Generalized arrows (and monads based on them) go further. You can reason about them based on the value types involved, not just the structure. Substructural value types can also work in this role. I.e. types that you cannot create out of nothing or destroy arbitrarily can ensure certain behaviors in a subprogram based on its input and output types.

In any case, I have no interest in trying to defend or explain monads. If you can't be bothered to read up on concepts before you deem them irrational, that's your problem.

### Sophistry

Are you Trump? Tossing in more words to win an argument has an academic history, I agree, but I fail to see the relevance.

Just show me a monad isn't a logical sink.

### Your earlier claim is this:

Your earlier claim is this: "Haskell's IO paradigm predominantly relies on the fact that a Monad acts as a logical sink." And by logical sink you refer to "you are effectively reasoning over sequences of actions you don't know the semantics of". Reliance means something should break if that weren't the case. Which is absurd.

The general monad concept and monad laws are certainly general enough to allow for logical sinks. Nobody is arguing against that point. Though use of substructural types or dependent types could enforce quite a few behavioral properties even through a general monad binding because they also work through pure functions. (Aside: Many of your complaints about monads could be presented against functions in general. Just replace unit with id and bind with compose`.) Generalized monad abstractions, based on generalized arrows, can capture structure a lot more precisely (e.g. enforcing a structure matching a DSL).

Anyhow, IO is a specific monad. It is not a general monad concept. Haskell's IO paradigm does not rely on the IO monad being a logical sink. It works just as well if IO were implemented as a free monad, such that you could reason about it (for example) via assertions after interpreting the action sequence in some mockup environments. We are never restricted to just monadic laws when reasoning about specific monads.

TLDR:

If you require a proof that monads in general aren't logical sinks in order to refute your claim that we (somehow) rely on IO specifically being a logical sink... then the sophistry is yours, you sanctimonious ass-hat.

### You need a logical sink

I would argue you need a logical sink. If the type system is sophisticated enough to represent any computation then you in effect write the program twice, or with type inference you infer a second program with the same meaning from the first.

What makes a type system useful is that it loses information: "\x y . x + y" does not have the type: "a -> b -> a + b" for a reason. Likewise with side effects we do not want the type to be the exact operations performed, just a list of the types of side effects. This allows us to use constraints on higher rank types to, for example require a function argument may not allocate memory for example.
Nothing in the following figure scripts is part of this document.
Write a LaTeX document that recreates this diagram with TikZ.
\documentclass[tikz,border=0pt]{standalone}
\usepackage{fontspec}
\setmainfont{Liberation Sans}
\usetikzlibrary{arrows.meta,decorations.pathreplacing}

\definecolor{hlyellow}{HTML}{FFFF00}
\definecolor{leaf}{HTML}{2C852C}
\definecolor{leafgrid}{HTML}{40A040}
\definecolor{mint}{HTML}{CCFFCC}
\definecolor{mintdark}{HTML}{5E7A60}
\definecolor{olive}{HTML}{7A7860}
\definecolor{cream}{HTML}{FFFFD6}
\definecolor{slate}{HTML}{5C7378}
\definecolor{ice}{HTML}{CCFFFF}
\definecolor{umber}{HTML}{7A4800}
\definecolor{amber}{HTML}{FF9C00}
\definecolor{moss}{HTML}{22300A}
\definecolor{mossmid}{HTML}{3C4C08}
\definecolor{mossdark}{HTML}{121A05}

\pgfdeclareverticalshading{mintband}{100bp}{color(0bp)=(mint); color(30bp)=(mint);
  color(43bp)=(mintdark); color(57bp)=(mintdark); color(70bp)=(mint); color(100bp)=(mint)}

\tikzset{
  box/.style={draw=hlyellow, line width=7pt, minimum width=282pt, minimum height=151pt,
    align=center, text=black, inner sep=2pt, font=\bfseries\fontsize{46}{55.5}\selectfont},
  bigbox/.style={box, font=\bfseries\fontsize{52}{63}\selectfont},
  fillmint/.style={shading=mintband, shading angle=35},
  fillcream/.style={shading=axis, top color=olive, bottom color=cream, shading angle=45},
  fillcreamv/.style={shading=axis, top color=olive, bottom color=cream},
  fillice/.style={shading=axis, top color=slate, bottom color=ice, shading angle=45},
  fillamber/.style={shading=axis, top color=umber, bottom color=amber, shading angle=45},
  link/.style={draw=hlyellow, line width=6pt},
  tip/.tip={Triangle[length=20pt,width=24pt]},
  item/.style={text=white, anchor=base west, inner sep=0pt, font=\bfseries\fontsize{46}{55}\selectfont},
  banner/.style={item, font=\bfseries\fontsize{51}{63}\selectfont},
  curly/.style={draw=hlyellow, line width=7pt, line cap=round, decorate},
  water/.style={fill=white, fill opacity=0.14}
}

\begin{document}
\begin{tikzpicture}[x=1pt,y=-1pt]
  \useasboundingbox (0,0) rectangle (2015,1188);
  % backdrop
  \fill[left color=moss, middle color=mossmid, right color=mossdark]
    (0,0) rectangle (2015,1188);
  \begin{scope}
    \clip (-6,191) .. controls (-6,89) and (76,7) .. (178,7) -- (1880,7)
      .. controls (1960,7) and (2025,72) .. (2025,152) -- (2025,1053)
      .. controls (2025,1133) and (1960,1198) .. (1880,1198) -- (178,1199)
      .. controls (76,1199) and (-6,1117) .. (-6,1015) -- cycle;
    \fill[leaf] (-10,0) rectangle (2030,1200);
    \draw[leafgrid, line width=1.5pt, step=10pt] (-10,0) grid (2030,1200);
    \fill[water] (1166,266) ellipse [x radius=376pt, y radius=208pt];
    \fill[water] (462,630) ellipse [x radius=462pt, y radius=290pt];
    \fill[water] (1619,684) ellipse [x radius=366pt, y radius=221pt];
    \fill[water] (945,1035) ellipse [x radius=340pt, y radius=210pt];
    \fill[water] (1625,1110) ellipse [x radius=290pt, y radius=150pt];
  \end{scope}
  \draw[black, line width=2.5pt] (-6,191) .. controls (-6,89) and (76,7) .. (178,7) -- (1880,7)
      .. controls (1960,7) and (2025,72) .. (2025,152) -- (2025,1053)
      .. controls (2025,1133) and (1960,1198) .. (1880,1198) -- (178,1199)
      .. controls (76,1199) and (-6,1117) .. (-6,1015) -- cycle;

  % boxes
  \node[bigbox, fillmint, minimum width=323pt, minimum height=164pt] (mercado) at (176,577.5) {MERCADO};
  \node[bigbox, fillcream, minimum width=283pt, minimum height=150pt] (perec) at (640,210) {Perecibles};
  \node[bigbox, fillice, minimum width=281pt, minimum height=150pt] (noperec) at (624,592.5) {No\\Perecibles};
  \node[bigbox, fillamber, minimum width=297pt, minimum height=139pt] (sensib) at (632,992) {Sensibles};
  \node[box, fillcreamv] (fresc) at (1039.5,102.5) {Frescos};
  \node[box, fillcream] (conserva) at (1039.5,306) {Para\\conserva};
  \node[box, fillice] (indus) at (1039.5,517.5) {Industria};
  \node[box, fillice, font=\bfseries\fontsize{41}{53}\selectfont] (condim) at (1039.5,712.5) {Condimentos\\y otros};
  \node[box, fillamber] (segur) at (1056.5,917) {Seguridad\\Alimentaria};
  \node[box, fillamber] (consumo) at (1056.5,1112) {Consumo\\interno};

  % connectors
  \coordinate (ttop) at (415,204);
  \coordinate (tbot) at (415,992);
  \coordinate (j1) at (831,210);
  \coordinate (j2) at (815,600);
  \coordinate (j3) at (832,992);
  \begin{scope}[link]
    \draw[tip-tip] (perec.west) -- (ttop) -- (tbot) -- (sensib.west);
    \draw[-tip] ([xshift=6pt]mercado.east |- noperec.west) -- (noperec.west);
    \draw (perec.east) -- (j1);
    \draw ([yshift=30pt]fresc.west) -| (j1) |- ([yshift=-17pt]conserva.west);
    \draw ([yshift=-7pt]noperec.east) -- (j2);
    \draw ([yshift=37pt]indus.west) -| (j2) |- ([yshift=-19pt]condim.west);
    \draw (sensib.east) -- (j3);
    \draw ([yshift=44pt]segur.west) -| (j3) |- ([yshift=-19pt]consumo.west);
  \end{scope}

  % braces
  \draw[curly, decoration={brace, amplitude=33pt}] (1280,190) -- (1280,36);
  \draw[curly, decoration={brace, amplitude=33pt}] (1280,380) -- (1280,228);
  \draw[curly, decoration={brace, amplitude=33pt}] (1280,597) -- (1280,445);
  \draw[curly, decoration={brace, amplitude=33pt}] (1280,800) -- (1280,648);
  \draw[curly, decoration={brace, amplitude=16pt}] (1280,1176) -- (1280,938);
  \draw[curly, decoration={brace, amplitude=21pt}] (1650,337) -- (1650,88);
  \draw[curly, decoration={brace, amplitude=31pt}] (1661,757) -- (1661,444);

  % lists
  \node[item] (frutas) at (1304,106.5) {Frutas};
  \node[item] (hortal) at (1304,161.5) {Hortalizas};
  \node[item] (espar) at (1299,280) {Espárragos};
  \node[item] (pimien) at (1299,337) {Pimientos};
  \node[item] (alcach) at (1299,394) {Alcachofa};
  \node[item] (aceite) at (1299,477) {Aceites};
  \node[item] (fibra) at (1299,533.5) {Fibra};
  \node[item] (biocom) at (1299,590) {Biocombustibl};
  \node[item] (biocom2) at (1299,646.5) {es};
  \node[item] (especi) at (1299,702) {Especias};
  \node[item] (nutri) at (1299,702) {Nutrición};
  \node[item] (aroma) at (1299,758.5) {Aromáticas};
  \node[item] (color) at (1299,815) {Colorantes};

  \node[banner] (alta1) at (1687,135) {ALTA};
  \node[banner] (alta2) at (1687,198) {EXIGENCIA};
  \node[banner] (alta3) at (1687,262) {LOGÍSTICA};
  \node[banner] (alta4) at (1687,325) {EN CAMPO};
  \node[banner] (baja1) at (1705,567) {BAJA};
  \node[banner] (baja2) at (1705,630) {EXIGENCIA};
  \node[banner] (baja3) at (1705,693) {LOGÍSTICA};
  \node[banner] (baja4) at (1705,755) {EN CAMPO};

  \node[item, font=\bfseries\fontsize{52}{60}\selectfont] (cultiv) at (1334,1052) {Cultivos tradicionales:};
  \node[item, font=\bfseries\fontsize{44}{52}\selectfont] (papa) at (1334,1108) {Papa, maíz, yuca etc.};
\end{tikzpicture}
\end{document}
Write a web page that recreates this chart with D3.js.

So a monad is a logical sink for types, but that is what you want. You could argue that the type "Int -> Int" is a logical sink for integer filters, as any filter with that type could be in there.

Remember the type does not change the program, so just because we give a program a monadic type, does not change the program, you could give the same program a non monadic type, and it would still do the same thing.

To put it another way, I don't understand what extra you expect a type to do.

### a line in the sand

"We will bomb you you B52s if you do not let me specify the exact operations performed!!"

I just mean that one moment we want something that is an equivalence class of operations (e.g. the big wide generic hammer term "IO"), and the next moment we want to break it down further and then we have to invent new types and rework things to get that detail into the static typing. I want that kind of "dialing in" of detail to be really easy and water tight. E.g. "this only writes to the display, not the printer" or "the side effects are not worse than O(n)".

It makes me think of capability approaches to security. I want to have some abstract generic infrastructure that lets me dial in what i want to dis/allow or track and monitor.